Apa boleh buat, kebencian saya terhadap mata kuliah ini tidak mencegah terjadinya ujian akhir. Saya datang ke ruang ujian dengan kemalasan yang memuncak. Soal dibagikan, saya terdiam. Dari enam soal yang diujikan, hanya satu soal yang bisa saya kerjakan. Itu pun dengan tingkat bobot terendah dan tingkat kesulitan untuk SD. Yakni, hanya mengkonversi mata uang Yen menjadi Dollar lalu menjadi Rupiah.
Saya hanya mengerjakan satu soal tersebut. Sisanya saya hanya menyalin soal, seperti biasa. Begitu ujian selesai, saya menghubungi teman saya yang menjadi asisten dosen pengampu Manajemen Keuangan II.
“Hei, udah ngoreksi ujian belum?”
“Udah, baru aja selesai tadi pagi.”
“Nilaiku paling rendah ya?”
“Iya, hahaha. Kamu ga bisa?”
“Bukan ga bisa, tapi ga suka!” Itu alasan yang saya berikan untuk menutupi intelejensi saya. “Emang nilaiku berapa?”
“Sori Fik, aku udah nambah-nambahin nilai yang lain. Nilai kamu cuman 29.”

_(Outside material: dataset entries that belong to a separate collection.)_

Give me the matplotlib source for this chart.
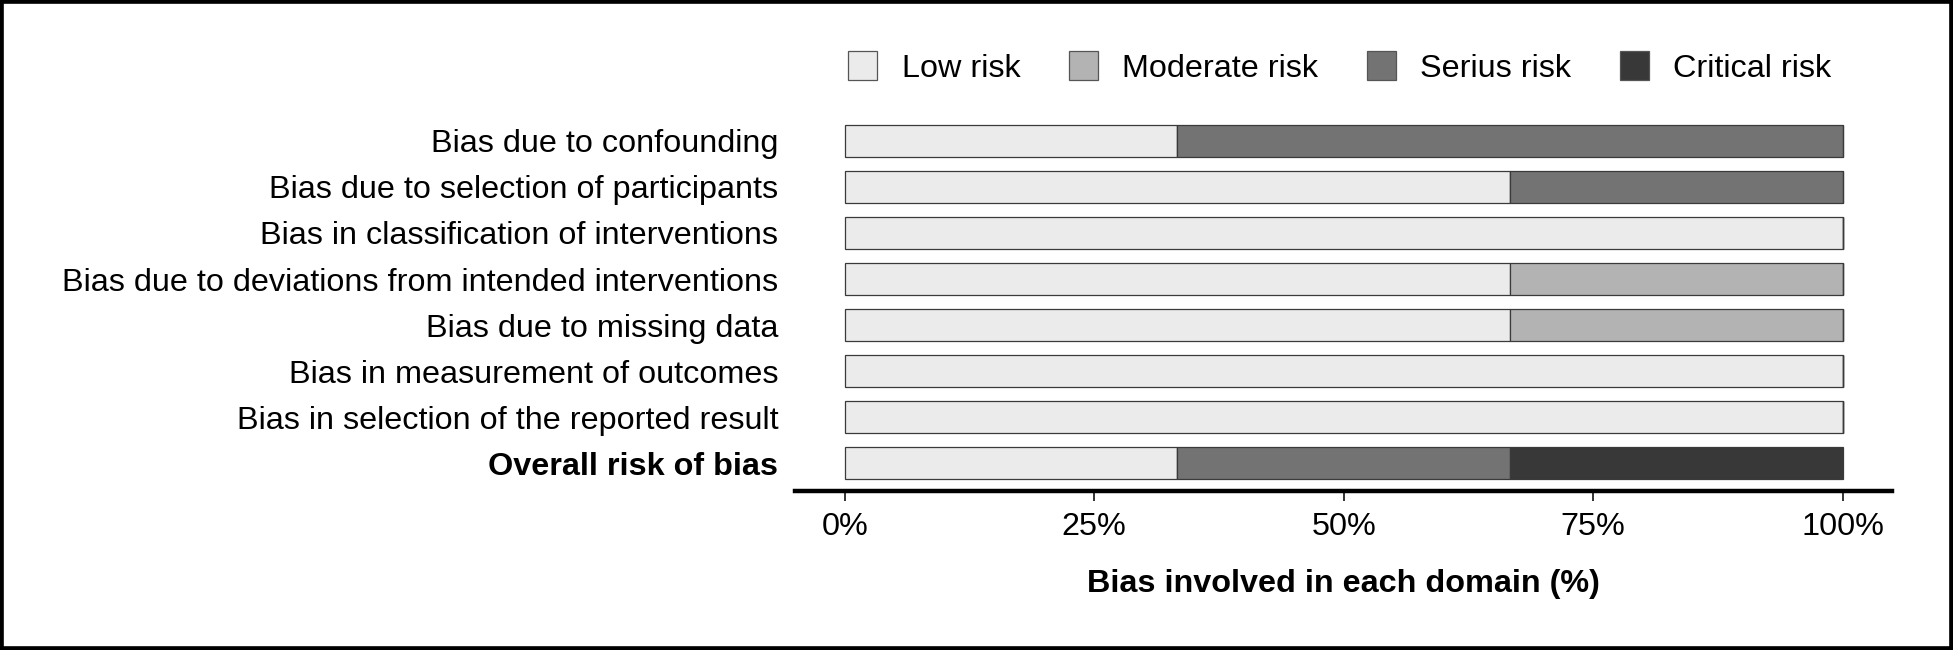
import numpy as np
from matplotlib import pyplot as plt
from matplotlib.patches import Rectangle, Patch

plt.rcParams['font.family'] = ['Liberation Sans', 'DejaVu Sans']

# domains, top to bottom
domains = [
    'Bias due to confounding',
    'Bias due to selection of participants',
    'Bias in classification of interventions',
    'Bias due to deviations from intended interventions',
    'Bias due to missing data',
    'Bias in measurement of outcomes',
    'Bias in selection of the reported result',
    'Overall risk of bias',
]
risk_levels = ['Low risk', 'Moderate risk', 'Serius risk', 'Critical risk']
risk_colors = ['#ebebeb', '#b3b3b3', '#737373', '#383838']

# number of studies per judgement, three studies in total
n_studies = 3
low_counts = [1, 2, 3, 2, 2, 3, 3, 1]
moderate_counts = [0, 0, 0, 1, 1, 0, 0, 0]
serious_counts = [2, 1, 0, 0, 0, 0, 0, 1]
critical_counts = [0, 0, 0, 0, 0, 0, 0, 1]

x_ticks = [0, 25, 50, 75, 100]
x_tick_labels = ['0%', '25%', '50%', '75%', '100%']


def plot_rob_summary(save_fig=True):
    fig = plt.figure(figsize=(19.53, 6.5), dpi=100)
    ax = fig.add_axes([0.407, 0.2446, 0.562, 0.5814])

    counts = np.array([low_counts, moderate_counts, serious_counts, critical_counts], dtype=float)
    pct = counts / n_studies * 100.0
    y_pos = np.arange(len(domains))

    left = np.zeros(len(domains))
    for i, level in enumerate(risk_levels):
        ax.barh(
            y_pos,
            pct[i],
            left=left,
            height=0.7,
            color=risk_colors[i],
            edgecolor='#3a3a3a',
            linewidth=0.9,
        )
        left += pct[i]

    ax.set_xlim(-5, 105)
    ax.set_ylim(len(domains) - 0.4, -0.6)
    ax.set_yticks(y_pos)
    ax.set_yticklabels(domains, fontsize=23.3)
    ax.get_yticklabels()[-1].set_fontweight('bold')
    ax.set_xticks(x_ticks)
    ax.set_xticklabels(x_tick_labels, fontsize=23.3)
    ax.tick_params(axis='y', length=0, pad=12)
    ax.tick_params(axis='x', length=7, width=1.4, color='#333333', pad=8)

    for side in ['top', 'right', 'left']:
        ax.spines[side].set_visible(False)
    ax.spines['bottom'].set_linewidth(3.2)
    ax.spines['bottom'].set_color('black')

    ax.set_xlabel('Bias involved in each domain (%)', fontsize=23.3, fontweight='bold')
    ax.xaxis.set_label_coords(0.5, -0.245)
    ax.xaxis.label.set_verticalalignment('center')

    handles = [
        Patch(facecolor=c, edgecolor='#555555', linewidth=0.9, label=l)
        for c, l in zip(risk_colors, risk_levels)
    ]
    fig.legend(
        handles=handles,
        loc='center',
        bbox_to_anchor=(0.686, 0.896),
        ncol=4,
        frameon=False,
        fontsize=23.3,
        handlelength=0.9,
        handleheight=0.97,
        handletextpad=0.75,
        columnspacing=1.5,
    )

    fig.patches.append(Rectangle(
        (0, 0), 1, 1,
        transform=fig.transFigure,
        fill=False,
        edgecolor='black',
        linewidth=5.5,
    ))

    if save_fig:
        plt.savefig('out.png', dpi=100)

    return fig, ax


if __name__ == '__main__':
    fig, ax = plot_rob_summary(save_fig=True)
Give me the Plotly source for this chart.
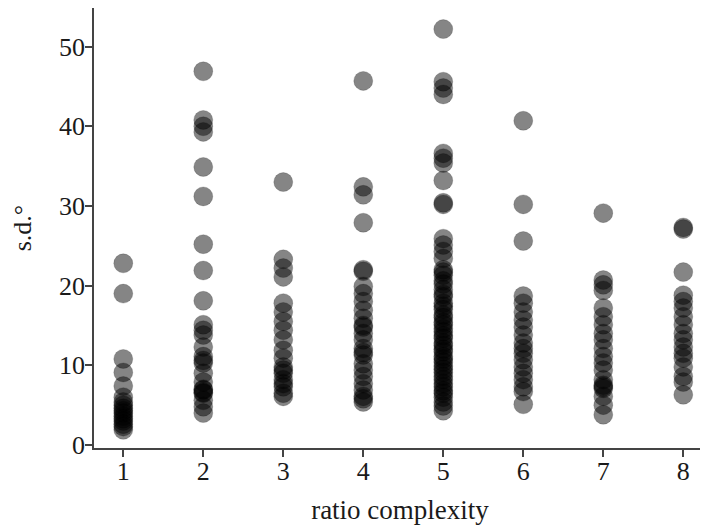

“Hahahaha, ya udah makasih ya.”
Di saat saya sudah siap dan pasrah untuk mengulang mata kuliah tersebut untuk keempat kalinya, nilai yang muncul adalah B. Lewat tulisan ini, saya mengucapkan terima kasih kepada kawan saya tadi. Terima kasih banyak!
Dan saya semakin percaya satu hal: Inilah keajaiban alam, aku mempercayainya.
*Tulisan lama yang saya kemas kembali.